Cristalle é literalmente gelado, com a saída amarga por causa do seu ingrediente principal, o gálbano. Ao invés de chamar atenção pela exibição, chama pela frieza olfativa e em espírito — e quem é que vai reclamar de frieza no auge do calor?
O gálbano é uma resina extraída do caule de uma planta, matéria prima potente, verde e úmida como um talo de alface. Combinada com aldeídos, moléculas aromáticas de efeito metálico, a sensação é que o perfume corta a temperatura com uma faca. O nome não poderia ser mais adequado, a impressão é de um cristal esverdeado, transparente e faiscando na luz. A versão Eau de Toilette é a tradicional, de 1974, que foi descrita aqui, a Eau de Parfum é de 1993, e reforça as notas florais, num outro espírito.
Madeiras
Ainda nessa linha mais austera, perfumes com efeito amadeirado seco, desde que não sejam muito opulentos, também ficam confortáveis.

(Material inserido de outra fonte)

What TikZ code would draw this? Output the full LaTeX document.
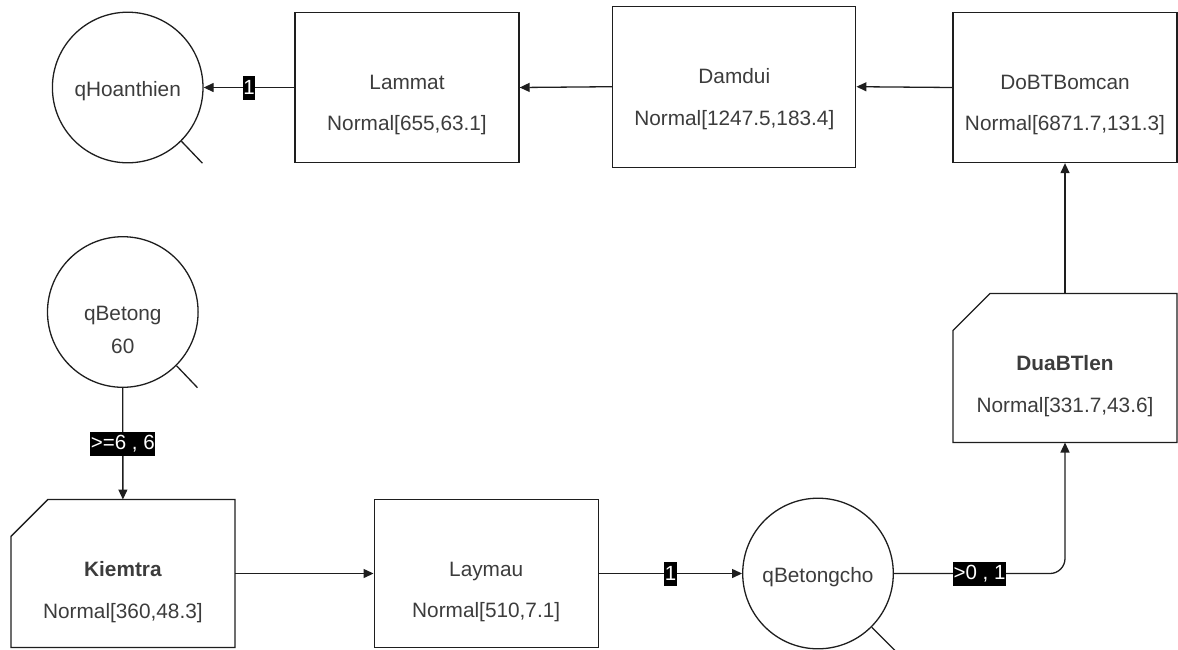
\documentclass[tikz,border=0pt]{standalone}
\usepackage{fontspec}
\setmainfont{Liberation Sans}
\usetikzlibrary{arrows.meta}
\definecolor{ink}{HTML}{1E1E1E}
\definecolor{txt}{HTML}{3C3C3C}

\begin{document}
\begin{tikzpicture}[x=1pt,y=-1pt,
  box/.style={draw=ink, line width=1.3pt, minimum width=224pt, minimum height=150pt, inner sep=0pt},
  frame/.style={draw=none, minimum width=224pt, minimum height=149pt, inner sep=0pt, outer sep=0pt},
  outline/.style={draw=ink, line width=1.3pt, line join=miter},
  place/.style={circle, draw=ink, line width=1.3pt, minimum size=150.6pt, inner sep=0pt},
  title/.style={anchor=base, text=txt, font=\fontsize{20.8}{24}\selectfont},
  btitle/.style={anchor=base, text=txt, font=\fontsize{20.8}{24}\selectfont\bfseries},
  arr/.style={draw=ink, line width=1.3pt, -{Triangle[length=10pt,width=9pt]}},
  lbl/.style={sharp corners, fill=black, text=white, font=\fontsize{20.5}{24}\selectfont, inner xsep=0.5pt, inner ysep=0pt, minimum height=24pt},
  handle/.style={draw=ink, line width=1.3pt}
]
\useasboundingbox (0,0) rectangle (1178,649);

% ---- top row: places and activities ----
\node[place] (qhoan) at (127.7,87.5) {};
\node[title] (qhoanT) at ([yshift=-8.7pt]qhoan.center) {qHoanthien};
\draw[handle] (qhoan.-45) -- ++(21,22);

\node[box] (lammat) at (407,87.5) {};
\node[title] (lammatT) at ([yshift=-78pt]lammat.north) {Lammat};
\node[title] (lammatN) at ([yshift=-119pt]lammat.north) {Normal[655,63.1]};

\node[box, minimum width=243pt, minimum height=161pt] (damdui) at (734.3,86.7) {};
\node[title] (damduiT) at ([yshift=-78pt]damdui.north) {Damdui};
\node[title] (damduiN) at ([yshift=-120pt]damdui.north) {Normal[1247.5,183.4]};

\node[box] (dobt) at (1065,87.5) {};
\node[title] (dobtT) at ([yshift=-78pt]dobt.north) {DoBTBomcan};
\node[title] (dobtN) at ([yshift=-119pt]dobt.north) {Normal[6871.7,131.3]};

% ---- right column: chamfered activity ----
\node[frame] (dua) at (1065,368) {};
\draw[outline] (dua.south west) -- ([yshift=-37pt]dua.north west)
  -- ([xshift=37pt]dua.north west) -- (dua.north east) -- (dua.south east) -- cycle;
\node[btitle] (duaT) at ([yshift=-77pt]dua.north) {DuaBTlen};
\node[title] (duaN) at ([yshift=-119pt]dua.north) {Normal[331.7,43.6]};

% ---- left column and bottom row ----
\node[place] (qbet) at (122.8,312) {};
\node[title] (qbetT) at ([yshift=-8.7pt]qbet.center) {qBetong};
\node[title] (qbetN) at ([yshift=-41.3pt]qbet.center) {60};
\draw[handle] (qbet.-45) -- ++(21,22);

\node[frame, minimum height=148pt] (kiem) at (122.9,573.5) {};
\draw[outline] (kiem.south west) -- ([yshift=-37pt]kiem.north west)
  -- ([xshift=37pt]kiem.north west) -- (kiem.north east) -- (kiem.south east) -- cycle;
\node[btitle] (kiemT) at ([yshift=-77pt]kiem.north) {Kiemtra};
\node[title] (kiemN) at ([yshift=-119pt]kiem.north) {Normal[360,48.3]};

\node[box, minimum height=148pt] (laymau) at (486.2,573.5) {};
\node[title] (laymauT) at ([yshift=-78pt]laymau.north) {Laymau};
\node[title] (laymauN) at ([yshift=-119pt]laymau.north) {Normal[510,7.1]};

\node[place] (qbc) at (818,573.5) {};
\node[title] (qbcT) at ([yshift=-9pt]qbc.center) {qBetongcho};
\draw[handle] (qbc.-45) -- ++(24,24);

% ---- connectors ----
\draw[arr] (lammat.west) -- node[lbl] {1} (qhoan.east);
\draw[arr] (damdui.west) -- (lammat.east);
\draw[arr] (dobt.west) -- (damdui.east);
\draw[arr] (dua.north) -- (dobt.south);
\draw[arr] (qbet.south) -- node[lbl] {>=6 , 6} (kiem.north);
\draw[arr] (kiem.east) -- (laymau.west);
\draw[arr] (laymau.east) -- node[lbl] {1} (qbc.west);
\draw[arr, rounded corners=15pt] (qbc.east) -- node[lbl] {>0 , 1} (qbc.east -| dua.south) -- (dua.south);
\end{tikzpicture}
\end{document}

Dahlia Noir L’Eau tem um efeito moderno de patchouli limpo, que pinica o nariz levemente, sem a parte úmida, terrosa, que era a marca das essências usadas (nunca numa quantidade razoável) nos anos 70. A saída verde é agradável em temperaturas maiores e o amadeirado estende a duração de um modo mais adulto. O perfume não tem nenhuma relação com o Dahlia Noir original, que é um floral talcado de projeção gigantesca.
Para quem não quer deixar o floral de lado, o segredo é escolher e aplicar bem, sem exagerar. Borrifar atrás dos joelhos dá um efeito interessante: está distante do nariz e evita o risco de sufocamento porque o perfume só te visita de vez em quando. Pense na dama-da-noite: o perfume é bom até porque é assustador de tão forte mas você não quer sentir o tempo todo. E melhor partir para aqueles menos espessos, menos adocicados.